L'histoire :
New-York 1967, dans une petite chambre de bonne, une jeune femme aux allures de Gavroche tape à la machine à écrire, un verre de scotch à portée de main. Elle s’appelle Valérie Solonas et n’a pas eu une existence facile jusqu’à présent. Elle n’a pour seul compagnon qu’un rat qui dort paisiblement derrière sa Remington et qui lui donne l’échange de temps en temps. Après plusieurs brouillons, la jeune écrivaine semble être satisfaite des premières lignes qui serviront d’introduction à son livre. Les propos sont suffisamment explicites : « Vivre dans cette société, c’est au mieux y mourir d’ennui. Rien dans cette société ne concerne les femmes. Alors, à toutes celles qui ont un brin de civisme, le sens des responsabilités et celui de la rigolade, il ne reste qu’à renverser le gouvernement, en finir avec l’argent, instaurer l’automatisation à tous les niveaux et supprimer le sexe masculin ». C’est ainsi que débute le SCUM manifesto (Society for Cutting Up Men).
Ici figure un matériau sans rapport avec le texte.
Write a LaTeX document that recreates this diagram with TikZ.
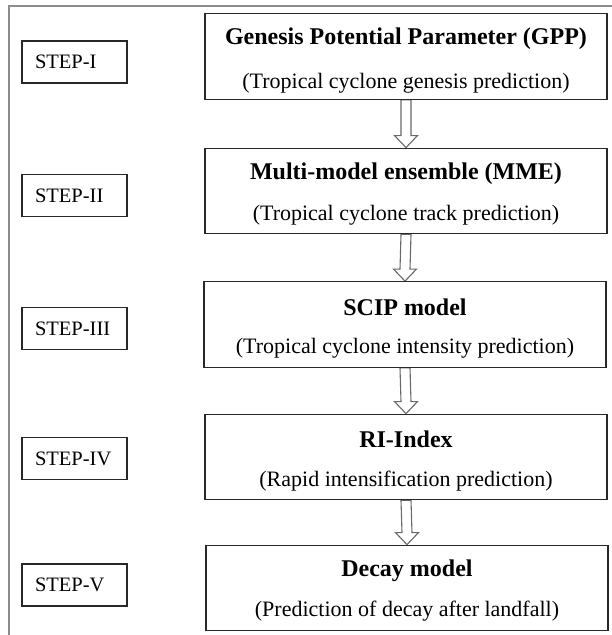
\documentclass[tikz,border=0pt]{standalone}
\usepackage{fontspec}
\setmainfont{Liberation Serif}
\usetikzlibrary{calc,positioning,backgrounds}
\definecolor{framegray}{RGB}{140,140,140}
\definecolor{boxline}{RGB}{40,40,40}
\definecolor{arrowgray}{RGB}{105,105,105}

\begin{document}
\begin{tikzpicture}[x=1pt, y=-1pt,
    mainbox/.style={draw=boxline, line width=1.3pt, minimum width=402pt, minimum height=85.5pt, inner sep=0pt},
    stepbox/.style={draw=boxline, line width=1.1pt, text width=79pt, align=left, inner xsep=13pt, minimum height=42pt, inner ysep=0pt, font=\fontsize{20.5}{24}\selectfont},
    headtext/.style={font=\fontsize{24}{28}\selectfont\bfseries, inner sep=0pt},
    subtext/.style={font=\fontsize{22}{26}\selectfont, inner sep=0pt},
    blockarrow/.style={draw=arrowgray, line width=1.1pt, fill=white, line join=miter}]
  \useasboundingbox (0,0) rectangle (612,635);
  % outer frame (cut off at right and bottom)
  \draw[framegray, line width=2.5pt] (9,645) -- (9,6) -- (625,6);
  % prediction stages
  \node[mainbox] (gpp) at (406,56.5) {};
  \node[headtext] (gpp-t) at ([yshift=-26pt]gpp.north) {Genesis Potential Parameter (GPP)};
  \node[subtext] (gpp-s) at ([yshift=-70pt]gpp.north) {(Tropical cyclone genesis prediction)};
  \node[mainbox] (mme) at (406,191) {};
  \node[headtext] (mme-t) at ([yshift=-26pt]mme.north) {Multi-model ensemble (MME)};
  \node[subtext] (mme-s) at ([yshift=-68pt]mme.north) {(Tropical cyclone track prediction)};
  \node[mainbox] (scip) at (405,324.5) {};
  \node[headtext] (scip-t) at ([yshift=-26pt]scip.north) {SCIP model};
  \node[subtext] (scip-s) at ([yshift=-67pt]scip.north) {(Tropical cyclone intensity prediction)};
  \node[mainbox] (ri) at (406,457) {};
  \node[headtext] (ri-t) at ([yshift=-26pt]ri.north) {RI-Index};
  \node[subtext] (ri-s) at ([yshift=-67pt]ri.north) {(Rapid intensification prediction)};
  \node[mainbox] (decay) at (407,588) {};
  \node[headtext] (decay-t) at ([yshift=-26pt]decay.north) {Decay model};
  \node[subtext] (decay-s) at ([yshift=-67pt]decay.north) {(Prediction of decay after landfall)};
  % step labels
  \node[stepbox] (s1) at (74.5,62) {STEP-I};
  \node[stepbox] (s2) at (74.5,195.5) {STEP-II};
  \node[stepbox] (s3) at (74.5,328.5) {STEP-III};
  \node[stepbox] (s4) at (74.5,458.5) {STEP-IV};
  \node[stepbox] (s5) at (74.5,585) {STEP-V};
  % hollow block arrows between stages
  \begin{scope}[on background layer]
    \foreach \a/\b in {gpp/mme, mme/scip, scip/ri, ri/decay}
      \draw[blockarrow] ($(\a.south)+(-5,0)$) -- ($(\b.north)+(-5,-12)$) -- ($(\b.north)+(-11.5,-12)$)
        -- (\b.north) -- ($(\b.north)+(11.5,-12)$) -- ($(\b.north)+(5,-12)$) -- ($(\a.south)+(5,0)$) -- cycle;
  \end{scope}
\end{tikzpicture}
\end{document}
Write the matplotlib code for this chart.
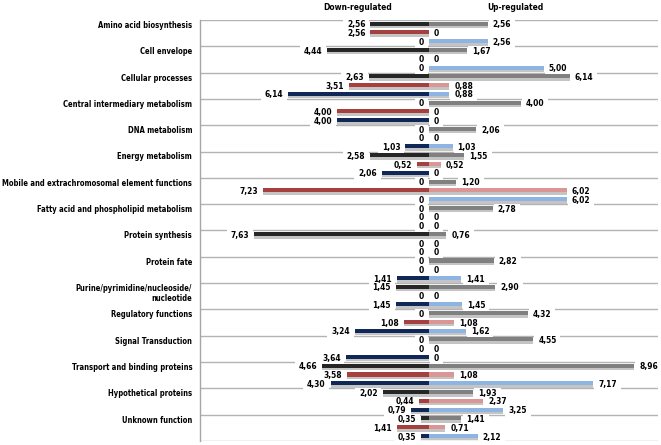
import matplotlib
matplotlib.use('Agg')
import matplotlib.pyplot as plt
import matplotlib.transforms as mtransforms
import numpy as np

categories = [
    "Amino acid biosynthesis",
    "Cell envelope",
    "Cellular processes",
    "Central intermediary metabolism",
    "DNA metabolism",
    "Energy metabolism",
    "Mobile and extrachromosomal element functions",
    "Fatty acid and phospholipid metabolism",
    "Protein synthesis",
    "Protein fate",
    "Purine/pyrimidine/nucleoside/\nnucleotide",
    "Regulatory functions",
    "Signal Transduction",
    "Transport and binding proteins",
    "Hypothetical proteins",
    "Unknown function",
]

# Down-regulated (left side)
down_black = [2.56, 4.44, 2.63, 0, 0, 2.58, 0, 0, 7.63, 0, 1.45, 0, 0, 4.66, 2.02, 0.35]
down_red   = [2.56, 0, 3.51, 4.00, 0, 0.52, 7.23, 0, 0, 0, 0, 1.08, 0, 3.58, 0.44, 1.41]
down_blue  = [0, 0, 6.14, 4.00, 1.03, 2.06, 0, 0, 0, 1.41, 1.45, 3.24, 3.64, 4.30, 0.79, 0.35]
# Up-regulated (right side)
up_gray    = [2.56, 1.67, 6.14, 4.00, 2.06, 1.55, 1.20, 2.78, 0.76, 2.82, 2.90, 4.32, 4.55, 8.96, 1.93, 1.41]
up_pink    = [0, 0, 0.88, 0, 0, 0.52, 6.02, 0, 0, 0, 0, 1.08, 0, 1.08, 2.37, 0.71]
up_lblue   = [2.56, 5.00, 0.88, 0, 1.03, 0, 6.02, 0, 0, 1.41, 1.45, 1.62, 0, 7.17, 3.25, 2.12]

FONT = dict(family='DejaVu Sans', fontweight='bold', fontstretch='condensed')

fig = plt.figure(figsize=(6.61, 4.45), dpi=100)
ax = fig.add_axes([200/661, 4/445, 458/661, 421/445])
n = len(categories)
ax.set_xlim(-10, 10)
ax.set_ylim(3*n, 0)
for s in ['top', 'right', 'bottom']:
    ax.spines[s].set_visible(False)
ax.spines['left'].set_color('#a6a6a6')
ax.spines['left'].set_linewidth(1)
ax.set_xticks([])
ax.set_yticks([])

for k in range(n + 1):
    ax.axhline(3*k, color='#b3b3b3', lw=1, zorder=1)

series = [
    (down_black, up_gray, '#262626', '#808080'),
    (down_red, up_pink, '#a5403f', '#d99694'),
    (down_blue, up_lblue, '#0f2858', '#8db4e2'),
]

def fmt(v):
    return "0" if v == 0 else f"{v:.2f}".replace('.', ',')

bh = 0.46
box = dict(boxstyle='square,pad=0.45', fc='white', ec='none')
for j, (dv, uv, dc, uc) in enumerate(series):
    y = np.arange(n)*3 + j + 0.5
    dv = np.array(dv, dtype=float)
    uv = np.array(uv, dtype=float)
    ax.barh(y + 0.2, -dv, height=bh, color='#c4c4c4', zorder=2.5, linewidth=0)
    ax.barh(y + 0.2, uv, height=bh, color='#c4c4c4', zorder=2.5, linewidth=0)
    ax.barh(y - 0.08, -dv, height=bh, color=dc, zorder=3, linewidth=0)
    ax.barh(y - 0.08, uv, height=bh, color=uc, zorder=3, linewidth=0)
    for yi, a, b in zip(y, dv, uv):
        for val, xv, off, ha in ((a, -a, -3.6, 'right'), (b, b, 3.6, 'left')):
            # white background box (hides gridlines) below the bars
            ax.annotate(fmt(val), xy=(xv, yi + 0.05), xytext=(off, 0), textcoords='offset points',
                        ha=ha, va='center', fontsize=6, bbox=box, color='none', zorder=2, **FONT)
            # the text itself on top
            ax.annotate(fmt(val), xy=(xv, yi + 0.05), xytext=(off, 0), textcoords='offset points',
                        ha=ha, va='center', fontsize=6, color='black', zorder=5, **FONT)

trans = mtransforms.blended_transform_factory(ax.transAxes, ax.transData)
for k, cat in enumerate(categories):
    ax.text(-0.017, 3*k + 0.1, cat, transform=trans, ha='right', va='top',
            fontsize=5.5, linespacing=1.15, **FONT)

fig.text(358/661, 1 - 7/445, 'Down-regulated', ha='center', va='center', fontsize=6, **FONT)
fig.text(515/661, 1 - 7/445, 'Up-regulated', ha='center', va='center', fontsize=6, **FONT)

fig.savefig('out.png', dpi=100)
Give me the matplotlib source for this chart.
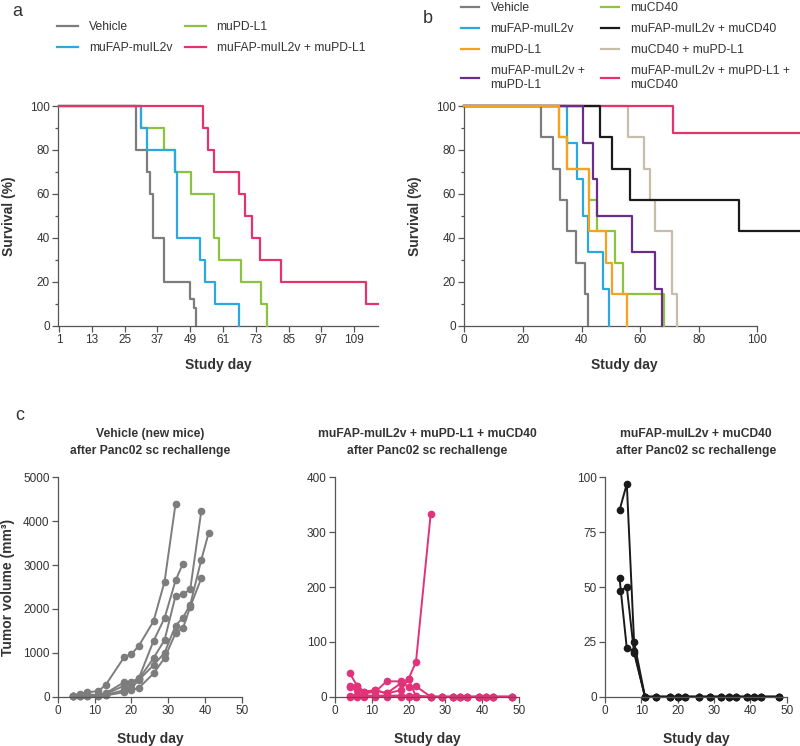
import matplotlib
matplotlib.use("Agg")
import matplotlib.pyplot as plt
from matplotlib.ticker import MultipleLocator

plt.rcParams["font.family"] = ["Liberation Sans", "DejaVu Sans"]

# ---------------- panel a: survival ----------------
vehicle_a_days = [1, 29, 33, 34.2, 35.3, 39.5, 49, 50.3, 51.2]
vehicle_a_surv = [100, 80, 70, 60, 40, 20, 12, 8, 0]
fap_a_days = [1, 31, 33, 43.5, 44.2, 52.4, 54.3, 58, 66.8]
fap_a_surv = [100, 90, 80, 70, 40, 30, 20, 10, 0]
pdl1_a_days = [1, 31, 39.5, 43.5, 49.4, 57.5, 59.6, 67.7, 74.9, 76.9]
pdl1_a_surv = [100, 90, 80, 70, 60, 40, 30, 20, 10, 0]
combo_a_days = [1, 53.8, 55.6, 57.6, 66.8, 69, 71.7, 74.6, 82.2, 113.3, 117.8]
combo_a_surv = [100, 90, 80, 70, 60, 50, 40, 30, 20, 10, 10]
a_xticks = list(range(1, 110, 12))

# ---------------- panel b: survival ----------------
vehicle_b_days = [0, 26.0, 30.1, 32.6, 34.9, 38.1, 41.2, 42.3]
vehicle_b_surv = [100, 85.7, 71.4, 57.1, 42.9, 28.6, 14.3, 0]
fap_b_days = [0, 35.2, 38.3, 40.6, 42.3, 47.2, 49.4]
fap_b_surv = [100, 83.3, 66.7, 50, 33.3, 16.7, 0]
pdl1_b_days = [0, 32.4, 35.1, 42.6, 48.5, 50.3, 55.5]
pdl1_b_surv = [100, 85.7, 71.4, 42.9, 28.6, 14.3, 0]
fap_pdl1_b_days = [0, 40.4, 44.0, 45.1, 57.2, 65.0, 67.3]
fap_pdl1_b_surv = [100, 83.3, 66.7, 50, 33.3, 16.7, 0]
cd40_b_days = [0, 32.4, 35.1, 42.6, 45.1, 51.4, 54.1, 68.2]
cd40_b_surv = [100, 85.7, 71.4, 57.1, 42.9, 28.6, 14.3, 0]
fap_cd40_b_days = [0, 46.3, 50.3, 56.5, 93.6, 114]
fap_cd40_b_surv = [100, 85.7, 71.4, 57.1, 42.9, 42.9]
cd40_pdl1_b_days = [0, 55.9, 61.3, 63.3, 65.0, 71.0, 72.4]
cd40_pdl1_b_surv = [100, 85.7, 71.4, 57.1, 42.9, 14.3, 0]
triple_b_days = [0, 71.3, 114]
triple_b_surv = [100, 87.5, 87.5]

# ---------------- panel c: tumor volumes ----------------
veh_c_days = [4, 6, 8, 11, 13, 18, 20, 22, 26, 29, 32, 34, 36, 39, 41]
veh_c_mice = [
    [20, 70, 100, 130, 270, 900, 970, 1160, 1720, 2620, 4400],
    [10, 40, 50, 40, 80, 330, 340, 420, 1270, 1790, 2650, 3030],
    [5, 20, 30, 30, 60, 250, 300, 400, 880, 1290, 2300, 2330, 2450, 4230],
    [5, 15, 20, 20, 40, 150, 200, 380, 720, 1000, 1620, 1800, 2100, 3120, 3730],
    [5, 10, 15, 15, 30, 100, 150, 200, 530, 880, 1450, 1560, 2050, 2700],
]
re_c_days = [4, 6, 8, 11, 14, 18, 20, 22, 26, 29, 32, 34, 36, 39, 41, 43, 48]
triple_c_mice = [
    [43, 20, 9, 12, 6, 25, 33, 63, 333],
    [20, 20, 6, 9, 28, 28, 17, 19, 0, 0, 0, 0, 0, 0, 0, 0, 0],
    [17, 13, 9, 12, 6, 12, 33, 0, 0, 0, 0, 0, 0, 0, 0, 0, 0],
    [2, 3, 2, 2, 2, 2, 2, 2, 0, 0, 0, 0, 0, 0, 0, 0, 0],
    [0, 0, 0, 0, 0, 0, 0, 0, 0, 0, 0, 0, 0, 0, 0, 0, 0],
]
fapcd40_c_mice = [
    [85, 97, 25, 0, 0, 0, 0, 0, 0, 0, 0, 0, 0, 0, 0, 0, 0],
    [54, 22, 21, 0, 0, 0, 0, 0, 0, 0, 0, 0, 0, 0, 0, 0, 0],
    [48, 50, 20, 0, 0, 0, 0, 0, 0, 0, 0, 0, 0, 0, 0, 0, 0],
]

GREY = "#7d7d7d"
BLUE = "#2aa8df"
GREEN = "#8cc43f"
RED = "#e5336b"
ORANGE = "#f5a21f"
PURPLE = "#6a2d8a"
BLACK = "#1a1a1a"
TAN = "#c6beaa"
PINK = "#e2337a"
SPINE = "#555555"
TXT = "#333333"
LABEL_FS = 10

W, H = 800, 746
fig = plt.figure(figsize=(W / 100, H / 100), dpi=100)


def px_axes(x0, x1, y_top, y_bot):
    return fig.add_axes([x0 / W, 1 - y_bot / H, (x1 - x0) / W, (y_bot - y_top) / H])


def style(ax, minor_y=None):
    for s in ["top", "right"]:
        ax.spines[s].set_visible(False)
    for s in ["left", "bottom"]:
        ax.spines[s].set_color(SPINE)
        ax.spines[s].set_linewidth(0.9)
    ax.tick_params(direction="out", length=4, width=0.9, color=SPINE,
                   labelcolor=TXT, labelsize=8.5, pad=2)
    if minor_y:
        ax.yaxis.set_minor_locator(MultipleLocator(minor_y))
        ax.tick_params(which="minor", axis="y", length=2.5, width=0.9, color=SPINE)


def surv(ax, d, s, c, z):
    return ax.step(d, s, where="post", color=c, lw=1.6, zorder=z, clip_on=False)[0]


# ---- a ----
ax_a = px_axes(58.3, 378.3, 106, 325.5)
h_veh = surv(ax_a, vehicle_a_days, vehicle_a_surv, GREY, 2)
h_pd = surv(ax_a, pdl1_a_days, pdl1_a_surv, GREEN, 3)
h_fap = surv(ax_a, fap_a_days, fap_a_surv, BLUE, 4)
h_combo = surv(ax_a, combo_a_days, combo_a_surv, RED, 5)
ax_a.set_xlim(0.7, 117.8)
ax_a.set_ylim(0, 100)
ax_a.set_xticks(a_xticks)
ax_a.set_yticks(range(0, 101, 20))
style(ax_a, minor_y=10)
ax_a.set_ylabel("Survival (%)", fontsize=LABEL_FS, fontweight="bold", color=TXT, labelpad=10)
ax_a.set_xlabel("Study day", fontsize=LABEL_FS, fontweight="bold", color=TXT, labelpad=9)

fig.legend([h_veh, h_fap, h_pd, h_combo],
           ["Vehicle", "muFAP-muIL2v", "muPD-L1", "muFAP-muIL2v + muPD-L1"],
           loc="upper left", bbox_to_anchor=(57 / W, 1 - 21 / H), ncol=2,
           frameon=False, fontsize=8.7, labelcolor=TXT, handlelength=1.75,
           handletextpad=0.9, columnspacing=1.0, labelspacing=0.75,
           borderaxespad=0, borderpad=0)

# ---- b ----
ax_b = px_axes(464.3, 798.5, 106, 325.5)
b_veh = surv(ax_b, vehicle_b_days, vehicle_b_surv, GREY, 2)
b_fap = surv(ax_b, fap_b_days, fap_b_surv, BLUE, 3)
b_cd40 = surv(ax_b, cd40_b_days, cd40_b_surv, GREEN, 4)
b_tan = surv(ax_b, cd40_pdl1_b_days, cd40_pdl1_b_surv, TAN, 5)
b_tri = surv(ax_b, triple_b_days, triple_b_surv, RED, 6)
b_blk = surv(ax_b, fap_cd40_b_days, fap_cd40_b_surv, BLACK, 7)
b_pur = surv(ax_b, fap_pdl1_b_days, fap_pdl1_b_surv, PURPLE, 8)
b_pd = surv(ax_b, pdl1_b_days, pdl1_b_surv, ORANGE, 9)
ax_b.set_xlim(0, 114)
ax_b.set_ylim(0, 100)
ax_b.spines["bottom"].set_bounds(0, 100)
ax_b.set_xticks(range(0, 101, 20))
ax_b.set_yticks(range(0, 101, 20))
style(ax_b, minor_y=10)
ax_b.set_ylabel("Survival (%)", fontsize=LABEL_FS, fontweight="bold", color=TXT, labelpad=10)
ax_b.set_xlabel("Study day", fontsize=LABEL_FS, fontweight="bold", color=TXT)
ax_b.xaxis.set_label_coords(54.5 / 114, -0.148)

fig.legend([b_veh, b_fap, b_pd, b_pur, b_cd40, b_blk, b_tan, b_tri],
           ["Vehicle", "muFAP-muIL2v", "muPD-L1", "muFAP-muIL2v +\nmuPD-L1",
            "muCD40", "muFAP-muIL2v + muCD40", "muCD40 + muPD-L1",
            "muFAP-muIL2v + muPD-L1 +\nmuCD40"],
           loc="upper left", bbox_to_anchor=(461 / W, 1 - 2 / H), ncol=2,
           frameon=False, fontsize=8.7, labelcolor=TXT, handlelength=1.5,
           handletextpad=0.95, columnspacing=1.35, labelspacing=0.75,
           borderaxespad=0, borderpad=0)

# ---- c ----
c_specs = [
    (58, 241.7, veh_c_days, veh_c_mice, GREY, 5000, 1000,
     "Vehicle (new mice)\nafter Panc02 sc rechallenge"),
    (335, 519, re_c_days, triple_c_mice, PINK, 400, 100,
     "muFAP-muIL2v + muPD-L1 + muCD40\nafter Panc02 sc rechallenge"),
    (605, 786.7, re_c_days, fapcd40_c_mice, BLACK, 100, 25,
     "muFAP-muIL2v + muCD40\nafter Panc02 sc rechallenge"),
]
for i, (x0, x1, days, mice, col, ymax, ystep, title) in enumerate(c_specs):
    ax = px_axes(x0, x1, 477.3, 696.7)
    for vals in mice:
        ax.plot(days[:len(vals)], vals, color=col, lw=1.4, marker="o",
                markersize=4.5, clip_on=False)
    ax.set_xlim(0, 50)
    ax.set_ylim(0, ymax)
    ax.set_xticks(range(0, 51, 10))
    ax.set_yticks(range(0, ymax + 1, ystep))
    style(ax)
    ax.set_title(title, fontsize=8.7, fontweight="bold", color=TXT, pad=17,
                 linespacing=1.55)
    ax.set_xlabel("Study day", fontsize=LABEL_FS, fontweight="bold", color=TXT, labelpad=11)
    if i == 0:
        ax.set_ylabel("Tumor volume (mm³)", fontsize=LABEL_FS, fontweight="bold",
                      color=TXT, labelpad=6)

fig.text(12 / W, 1 - 3 / H, "a", fontsize=13, va="top", color=TXT)
fig.text(423 / W, 1 - 10 / H, "b", fontsize=13, va="top", color=TXT)
fig.text(15 / W, 1 - 407 / H, "c", fontsize=13, va="top", color=TXT)

fig.savefig("out.png", dpi=100)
Ce qu'on en pense sur la planète BD :
Valérie Solonas est une écrivaine, figure du féminisme radical. Cette américaine née en 1936 a connu des événements de vie dramatiques qui la marqueront à jamais. Abimée par la vie, elle aura une existence misérable, elle devra notamment se prostituer ponctuellement pour survivre. Toute sa vie, Valérie Solonas nourrira une haine viscérale pour les hommes et le système mondial aux valeurs patriarcales dans lequel elle a évolué. Sa vision du féminisme n’est pas égalitaire et elle peut se montrer d’une rare violence à l’égard des hommes. Valérie Solonas se fera connaître du grand public en tirant au révolver sur Andy Warhol : elle sera diagnostiquée schizophrène paranoïde avec une dépression profonde. Cette biographie nous permet de comprendre en partie les origines de cet extrémisme et cette hostilité vis-à-vis des hommes, sans pour autant les cautionner. Dès le début, on perçoit à bas bruit quelques troubles psychologiques chez cette jeune femme, sans pour autant qu’elle ait déjà sombré dans la folie. Au fil des pages, on devient spectateur de sa dérive progressive. Cette histoire ne laisse pas indifférent : le personnage tourmenté de Solonas peut déranger, fasciner, questionner, émouvoir, susciter de l’hostilité ou de la compassion. Théa Rojzman nous livre un scénario dense, sans parti-pris, avec une narration intense et fluide. Graphiquement, le trait réaliste de Bernard Muñoz est abouti. Il restitue habilement les épisodes de dédoublement de personnalité de Solonas.